**Aim**
Return the whole listing, line for line, without the pictures in it.

**Data extract**
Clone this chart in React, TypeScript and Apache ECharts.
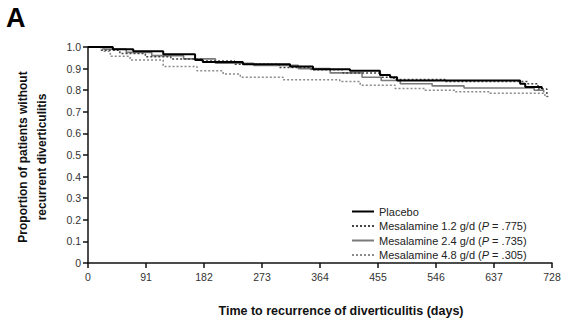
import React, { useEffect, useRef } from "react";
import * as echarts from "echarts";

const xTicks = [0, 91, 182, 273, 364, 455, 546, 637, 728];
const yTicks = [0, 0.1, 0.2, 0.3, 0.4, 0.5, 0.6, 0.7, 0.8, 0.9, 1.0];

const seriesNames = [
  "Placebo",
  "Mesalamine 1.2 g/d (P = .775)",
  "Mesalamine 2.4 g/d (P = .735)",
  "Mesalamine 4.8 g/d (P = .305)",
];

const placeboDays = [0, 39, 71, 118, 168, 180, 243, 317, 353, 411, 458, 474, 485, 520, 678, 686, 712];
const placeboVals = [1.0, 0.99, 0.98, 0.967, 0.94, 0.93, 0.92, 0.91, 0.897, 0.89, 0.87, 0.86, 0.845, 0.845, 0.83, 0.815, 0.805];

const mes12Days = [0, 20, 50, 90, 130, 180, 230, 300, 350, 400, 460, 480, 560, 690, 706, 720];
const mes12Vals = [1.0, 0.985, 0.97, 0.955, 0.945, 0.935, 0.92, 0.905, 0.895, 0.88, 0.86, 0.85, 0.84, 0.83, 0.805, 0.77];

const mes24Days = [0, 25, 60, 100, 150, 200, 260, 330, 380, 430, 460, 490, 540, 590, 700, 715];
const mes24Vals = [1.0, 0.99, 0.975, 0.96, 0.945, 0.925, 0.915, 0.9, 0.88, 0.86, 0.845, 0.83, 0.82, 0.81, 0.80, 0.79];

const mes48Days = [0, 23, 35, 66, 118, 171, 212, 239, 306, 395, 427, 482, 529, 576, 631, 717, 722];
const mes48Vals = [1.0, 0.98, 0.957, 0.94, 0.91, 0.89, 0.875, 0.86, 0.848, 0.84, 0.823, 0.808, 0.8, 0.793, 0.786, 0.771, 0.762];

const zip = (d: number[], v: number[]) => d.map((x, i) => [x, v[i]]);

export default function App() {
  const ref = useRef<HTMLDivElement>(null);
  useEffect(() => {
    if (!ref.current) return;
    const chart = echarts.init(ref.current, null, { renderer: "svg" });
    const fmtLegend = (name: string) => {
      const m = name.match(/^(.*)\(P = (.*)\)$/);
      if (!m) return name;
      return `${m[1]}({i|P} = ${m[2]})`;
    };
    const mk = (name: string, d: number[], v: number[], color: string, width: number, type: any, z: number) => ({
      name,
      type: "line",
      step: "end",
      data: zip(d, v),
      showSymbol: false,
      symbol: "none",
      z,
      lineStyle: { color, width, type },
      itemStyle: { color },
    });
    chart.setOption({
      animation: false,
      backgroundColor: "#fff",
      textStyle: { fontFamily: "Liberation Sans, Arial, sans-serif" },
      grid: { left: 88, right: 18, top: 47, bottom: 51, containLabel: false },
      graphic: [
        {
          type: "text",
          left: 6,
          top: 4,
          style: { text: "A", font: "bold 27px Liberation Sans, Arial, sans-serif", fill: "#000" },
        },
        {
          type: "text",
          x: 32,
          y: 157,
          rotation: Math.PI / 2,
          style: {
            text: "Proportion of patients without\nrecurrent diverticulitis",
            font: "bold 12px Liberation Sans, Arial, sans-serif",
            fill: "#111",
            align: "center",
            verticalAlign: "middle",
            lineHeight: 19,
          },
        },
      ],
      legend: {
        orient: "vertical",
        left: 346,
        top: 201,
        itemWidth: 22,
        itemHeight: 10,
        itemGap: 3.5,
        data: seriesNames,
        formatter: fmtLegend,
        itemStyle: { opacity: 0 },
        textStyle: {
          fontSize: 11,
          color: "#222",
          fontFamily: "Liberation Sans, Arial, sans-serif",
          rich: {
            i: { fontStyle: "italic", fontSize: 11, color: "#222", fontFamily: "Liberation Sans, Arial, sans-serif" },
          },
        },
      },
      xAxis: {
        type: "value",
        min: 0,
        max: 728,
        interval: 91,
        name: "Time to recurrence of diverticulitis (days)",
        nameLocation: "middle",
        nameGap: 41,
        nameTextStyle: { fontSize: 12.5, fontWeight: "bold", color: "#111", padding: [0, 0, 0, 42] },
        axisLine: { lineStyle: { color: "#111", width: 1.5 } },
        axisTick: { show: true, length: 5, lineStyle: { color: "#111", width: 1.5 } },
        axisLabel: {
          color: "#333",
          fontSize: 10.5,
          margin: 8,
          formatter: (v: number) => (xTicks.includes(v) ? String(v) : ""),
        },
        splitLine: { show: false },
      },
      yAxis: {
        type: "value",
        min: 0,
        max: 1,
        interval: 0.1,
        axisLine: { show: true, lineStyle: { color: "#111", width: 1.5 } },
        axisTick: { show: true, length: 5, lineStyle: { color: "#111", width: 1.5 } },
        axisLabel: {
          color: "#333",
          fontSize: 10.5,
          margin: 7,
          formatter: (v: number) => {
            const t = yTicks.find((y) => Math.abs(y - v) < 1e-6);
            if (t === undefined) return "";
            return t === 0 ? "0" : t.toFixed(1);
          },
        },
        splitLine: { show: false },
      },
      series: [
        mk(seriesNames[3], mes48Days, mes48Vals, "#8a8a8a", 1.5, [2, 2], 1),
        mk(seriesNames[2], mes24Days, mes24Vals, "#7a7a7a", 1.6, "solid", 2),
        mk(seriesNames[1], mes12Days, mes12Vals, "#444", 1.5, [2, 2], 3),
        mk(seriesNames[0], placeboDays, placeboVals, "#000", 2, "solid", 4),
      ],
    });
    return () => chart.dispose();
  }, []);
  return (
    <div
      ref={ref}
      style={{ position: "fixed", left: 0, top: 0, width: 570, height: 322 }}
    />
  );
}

**Result of this task**
Clone this chart in React, TypeScript and Apache ECharts.
import React, { useEffect, useRef } from "react";
import * as echarts from "echarts";

const xTicks = [0, 91, 182, 273, 364, 455, 546, 637, 728];
const yTicks = [0, 0.1, 0.2, 0.3, 0.4, 0.5, 0.6, 0.7, 0.8, 0.9, 1.0];

const seriesNames = [
  "Placebo",
  "Mesalamine 1.2 g/d (P = .775)",
  "Mesalamine 2.4 g/d (P = .735)",
  "Mesalamine 4.8 g/d (P = .305)",
];

const placeboDays = [0, 39, 71, 118, 168, 180, 243, 317, 353, 411, 458, 474, 485, 520, 678, 686, 712];
const placeboVals = [1.0, 0.99, 0.98, 0.967, 0.94, 0.93, 0.92, 0.91, 0.897, 0.89, 0.87, 0.86, 0.845, 0.845, 0.83, 0.815, 0.805];

const mes12Days = [0, 20, 50, 90, 130, 180, 230, 300, 350, 400, 460, 480, 560, 690, 706, 720];
const mes12Vals = [1.0, 0.985, 0.97, 0.955, 0.945, 0.935, 0.92, 0.905, 0.895, 0.88, 0.86, 0.85, 0.84, 0.83, 0.805, 0.77];

const mes24Days = [0, 25, 60, 100, 150, 200, 260, 330, 380, 430, 460, 490, 540, 590, 700, 715];
const mes24Vals = [1.0, 0.99, 0.975, 0.96, 0.945, 0.925, 0.915, 0.9, 0.88, 0.86, 0.845, 0.83, 0.82, 0.81, 0.80, 0.79];

const mes48Days = [0, 23, 35, 66, 118, 171, 212, 239, 306, 395, 427, 482, 529, 576, 631, 717, 722];
const mes48Vals = [1.0, 0.98, 0.957, 0.94, 0.91, 0.89, 0.875, 0.86, 0.848, 0.84, 0.823, 0.808, 0.8, 0.793, 0.786, 0.771, 0.762];

const zip = (d: number[], v: number[]) => d.map((x, i) => [x, v[i]]);

export default function App() {
  const ref = useRef<HTMLDivElement>(null);
  useEffect(() => {
    if (!ref.current) return;
    const chart = echarts.init(ref.current, null, { renderer: "svg" });
    const fmtLegend = (name: string) => {
      const m = name.match(/^(.*)\(P = (.*)\)$/);
      if (!m) return name;
      return `${m[1]}({i|P} = ${m[2]})`;
    };
    const mk = (name: string, d: number[], v: number[], color: string, width: number, type: any, z: number) => ({
      name,
      type: "line",
      step: "end",
      data: zip(d, v),
      showSymbol: false,
      symbol: "none",
      z,
      lineStyle: { color, width, type },
      itemStyle: { color },
    });
    chart.setOption({
      animation: false,
      backgroundColor: "#fff",
      textStyle: { fontFamily: "Liberation Sans, Arial, sans-serif" },
      grid: { left: 88, right: 18, top: 47, bottom: 51, containLabel: false },
      graphic: [
        {
          type: "text",
          left: 6,
          top: 4,
          style: { text: "A", font: "bold 27px Liberation Sans, Arial, sans-serif", fill: "#000" },
        },
        {
          type: "text",
          x: 32,
          y: 157,
          rotation: Math.PI / 2,
          style: {
            text: "Proportion of patients without\nrecurrent diverticulitis",
            font: "bold 12px Liberation Sans, Arial, sans-serif",
            fill: "#111",
            align: "center",
            verticalAlign: "middle",
            lineHeight: 19,
          },
        },
      ],
      legend: {
        orient: "vertical",
        left: 346,
        top: 201,
        itemWidth: 22,
        itemHeight: 10,
        itemGap: 3.5,
        data: seriesNames,
        formatter: fmtLegend,
        itemStyle: { opacity: 0 },
        textStyle: {
          fontSize: 11,
          color: "#222",
          fontFamily: "Liberation Sans, Arial, sans-serif",
          rich: {
            i: { fontStyle: "italic", fontSize: 11, color: "#222", fontFamily: "Liberation Sans, Arial, sans-serif" },
          },
        },
      },
      xAxis: {
        type: "value",
        min: 0,
        max: 728,
        interval: 91,
        name: "Time to recurrence of diverticulitis (days)",
        nameLocation: "middle",
        nameGap: 41,
        nameTextStyle: { fontSize: 12.5, fontWeight: "bold", color: "#111", padding: [0, 0, 0, 42] },
        axisLine: { lineStyle: { color: "#111", width: 1.5 } },
        axisTick: { show: true, length: 5, lineStyle: { color: "#111", width: 1.5 } },
        axisLabel: {
          color: "#333",
          fontSize: 10.5,
          margin: 8,
          formatter: (v: number) => (xTicks.includes(v) ? String(v) : ""),
        },
        splitLine: { show: false },
      },
      yAxis: {
        type: "value",
        min: 0,
        max: 1,
        interval: 0.1,
        axisLine: { show: true, lineStyle: { color: "#111", width: 1.5 } },
        axisTick: { show: true, length: 5, lineStyle: { color: "#111", width: 1.5 } },
        axisLabel: {
          color: "#333",
          fontSize: 10.5,
          margin: 7,
          formatter: (v: number) => {
            const t = yTicks.find((y) => Math.abs(y - v) < 1e-6);
            if (t === undefined) return "";
            return t === 0 ? "0" : t.toFixed(1);
          },
        },
        splitLine: { show: false },
      },
      series: [
        mk(seriesNames[3], mes48Days, mes48Vals, "#8a8a8a", 1.5, [2, 2], 1),
        mk(seriesNames[2], mes24Days, mes24Vals, "#7a7a7a", 1.6, "solid", 2),
        mk(seriesNames[1], mes12Days, mes12Vals, "#444", 1.5, [2, 2], 3),
        mk(seriesNames[0], placeboDays, placeboVals, "#000", 2, "solid", 4),
      ],
    });
    return () => chart.dispose();
  }, []);
  return (
    <div
      ref={ref}
      style={{ position: "fixed", left: 0, top: 0, width: 570, height: 322 }}
    />
  );
}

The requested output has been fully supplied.